Anne Collet avance une autre explication à la dynamique: “Co.Station, elle-même, est gérée à la manière d’une start-up: on agit, on se trompe, on change, on avance.

Ce qui nous a séduit, au Wagon, et a influencé notre décision de nous établir ici, c’est le fait d’avoir senti que nous pourrions influer sur la manière dont le fonctionnement est géré. Si nous désirons lancer un nouveau service, si un nouvel espace est nécessaire, il est facilement mis à disposition.”

Buzz et biz

Co.Station, au travers de ses diverses activités, fait beaucoup parler d’elle et attire donc les regards. En ce compris ceux des responsables politiques qui y voient aussi une belle occasion de se donner une image de dynamisme.

L’une des responsables politiques qui y a vu un intérêt convergent avec ses propres intentions n’est autre que la Secrétaire d’Etat bruxelloise à la Transition numérique, Bianca Debaets.
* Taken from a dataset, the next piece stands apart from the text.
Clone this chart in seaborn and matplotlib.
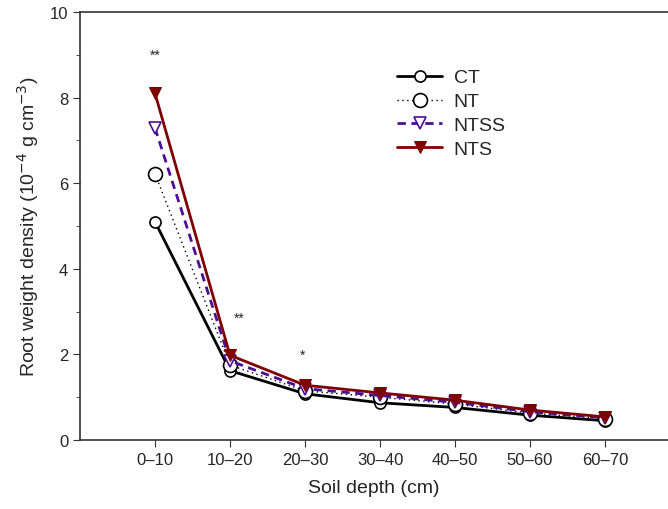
import pandas as pd
import numpy as np
import seaborn as sns
import matplotlib.pyplot as plt

sns.set_style('ticks')
plt.rcParams['font.family'] = ['Liberation Sans', 'DejaVu Sans']

depths = ['0–10', '10–20', '20–30', '30–40', '40–50', '50–60', '60–70']
ct = [5.10, 1.62, 1.08, 0.87, 0.76, 0.58, 0.45]
nt = [6.22, 1.75, 1.15, 1.00, 0.84, 0.63, 0.50]
ntss = [7.29, 1.85, 1.20, 1.04, 0.88, 0.66, 0.52]
nts = [8.10, 1.98, 1.28, 1.10, 0.93, 0.70, 0.54]

# asteriscos de significancia: (posicion, altura, texto)
sig_x = [1, 2.12, 2.97]
sig_y = [9.0, 2.85, 2.0]
sig_txt = ['**', '**', '*']

pos = np.arange(1, len(depths) + 1)
df = pd.DataFrame({'pos': pos, 'CT': ct, 'NT': nt, 'NTSS': ntss, 'NTS': nts})

fig = plt.figure(figsize=(6.68, 5.10), dpi=100)
ax = fig.add_axes([80 / 668, 69 / 510, 1 - 80 / 668, 428 / 510])

sns.lineplot(data=df, x='pos', y='CT', ax=ax, color='black', lw=2, marker='o',
             markersize=8, markerfacecolor='white', markeredgecolor='black', markeredgewidth=1.2, label='CT')
sns.lineplot(data=df, x='pos', y='NT', ax=ax, color='black', lw=1, ls=(0, (1, 2.5)), marker='o',
             markersize=10, markerfacecolor='white', markeredgecolor='black', markeredgewidth=1.2, label='NT')
sns.lineplot(data=df, x='pos', y='NTSS', ax=ax, color='#4b0f96', lw=2, ls=(0, (3, 2)), marker='v',
             markersize=8, markerfacecolor='white', markeredgecolor='#4b0f96', markeredgewidth=1.2, label='NTSS')
sns.lineplot(data=df, x='pos', y='NTS', ax=ax, color='#800000', lw=2, marker='v',
             markersize=9, markerfacecolor='#800000', markeredgecolor='#800000', label='NTS')

for x, y, t in zip(sig_x, sig_y, sig_txt):
    ax.text(x, y, t, ha='center', va='center', fontsize=10)

ax.set_xlim(0, 588 / 75)
ax.set_ylim(0, 10)
ax.set_xticks(pos)
ax.set_xticklabels(depths)
ax.set_yticks([0, 2, 4, 6, 8, 10])
ax.set_yticks([1, 3, 5, 7, 9], minor=True)
ax.tick_params(axis='both', which='major', direction='out', length=5, labelsize=12, color='#333333')
ax.tick_params(axis='y', which='minor', direction='out', length=3, color='#333333')
ax.spines['right'].set_visible(False)
for s in ['left', 'top', 'bottom']:
    ax.spines[s].set_color('#333333')
    ax.spines[s].set_linewidth(1.2)

ax.set_xlabel('Soil depth (cm)', fontsize=14, labelpad=9)
ax.set_ylabel('Root weight density (10$^{-4}$ g cm$^{-3}$)', fontsize=14, labelpad=6)

ax.legend(loc='upper left', bbox_to_anchor=(0.51, 0.908), frameon=False, fontsize=14,
          handlelength=2.3, labelspacing=0.32, handletextpad=0.6)

plt.savefig('out.png', dpi=100)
Un premier projet est en cours, permettant à 5 jeunes Bruxellois, au profil “moins favorisé”, de participer à la formation à la programmation, en compagnie d’un panachage de futurs entrepreneurs et fanas de code, tant belges qu’étrangers. Relire notre article.


Petit témoignage d’Ecoyo (1), l’une des start-ups hébergées à Co.Station: “Si nous n’avions pas été basés ici, nous n’aurions pas disposé des bonnes solutions, des partenaires qui nous permettent de démarrer light pour atteindre des résultats rapides. La Startup Factory nous apporte les compétences spécifiques dont nous avons besoin. L’écosystème nous permet de trouver des profils qui peuvent développer certaines choses pour nous – depuis le logo jusqu’à des choses plus pointues. Cela nous confère de la flexibilité. C’est un énorme raccourci par rapport au parcours qu’on aurait dû franchir si nous avions été isolés dans notre coin dans un garage…”, déclare Frank Vermeulen, co-fondateur d’Ecoyo.

(1) Ecoyo est l’auteur d’une plate-forme électronique permettant aux particuliers d’acheter leur électricité verte directement auprès des petits producteurs locaux (ceux qui possèdent des panneaux solaires, des éoliennes…).